Yosemite Is Dropping Its Reservation Requirement This Summer. Here’s What to Know Before You Visit.

Planning a Yosemite trip just got a lot simpler.
The National Park Service has announced that Yosemite will not require advance reservations in 2026, including during peak summer months. Visitors will be able to show up without pre-booking a timed entry permit for the first time in recent years.
The shift is part of a broader NPS move to expand access across high-visitation parks while still maintaining visitor safety and resource protection. Yosemite had required reservations during busy periods in recent years in an attempt to manage the massive crowds that descend on the valley during peak season.

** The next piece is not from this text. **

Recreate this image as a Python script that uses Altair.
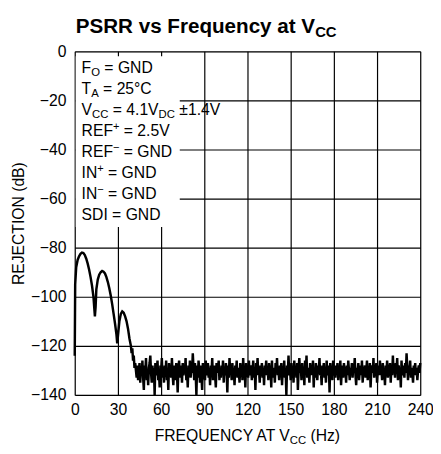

The decision will likely be welcomed by the many visitors who found the reservation system confusing, frustrating, or simply exclusionary for spontaneous trips. At the same time, it raises real questions about congestion in the valley, particularly on summer weekends when the park routinely sees enormous crowds even with reservation controls in place.
For adventurers, this opens up more flexibility for last-minute camping and day trip plans to one of the state’s most iconic destinations. Waterfalls are already running strong this spring and conditions should remain excellent through early summer.
The usual advice still applies: go early in the morning, consider mid-week visits, and use the valley shuttle system to avoid the worst of the parking and traffic headaches. The reservation requirement may be gone, but the crowds aren’t.